God’s glory shines brightest in darkness.

Sometimes, a believer’s unusual act of sacrifice and love stands out so sharply that a world that rejects or dismisses God can’t help but take notice.  At such moments, God is glorified.

Such acts are not only rare, they are against the wisdom of the world.

At a prayer gathering this week, a friend reminded us of the murder of a high school student in Taber, Alberta in 1999.  He was shot by another teenager just after the Columbine, Colorado killings.

The murdered boy’s father was Rev. Dale Lang, an Anglican minister in Taber. His response was not of this world: He and his wife forgave the killer.  Not only that, he reached out to the young killer, seeking to help him.

Years later, this act of forgiveness is burned into my memory and that of many others.  It forces me to examine my own heart.  Rev. Lang could forgive his son’s killer – am I able to forgive much smaller hurts?

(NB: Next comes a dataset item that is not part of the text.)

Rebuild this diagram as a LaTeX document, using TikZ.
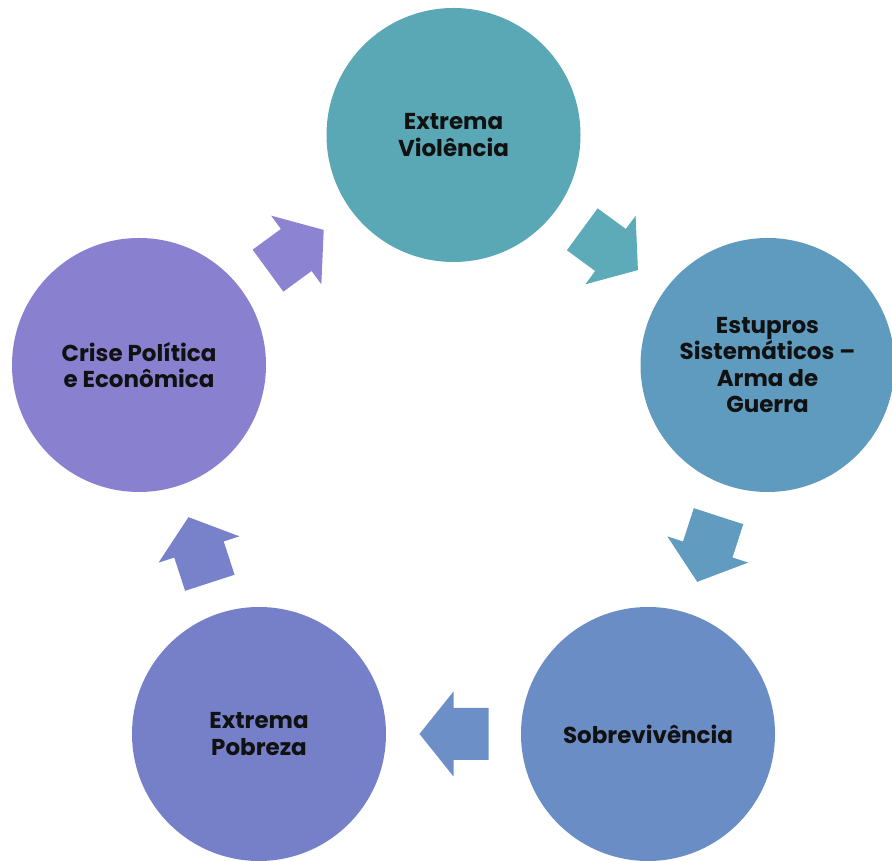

Rev. Lang is a believer.  He did what Christ did long before him while dying on the cross.  As Jesus hung on the cross, he looked down at his tormentors and said: “Father, forgive them for they don’t know what they’re doing.” (Luke 23:34)

Followers of Christ are called to live a life that is unnatural.  It is a life they can’t live by their own power or ability.

I know that well.  I am not sure I could do what Rev. Lang did.  Thankfully, I have never faced such a terrible decision.  But I also know that God is able to do through me what I can’t do myself.

It is wonderful when an act of forgiveness or kindness or sacrifice penetrates even the hardest heart and opens minds to the power of God.  And his glory.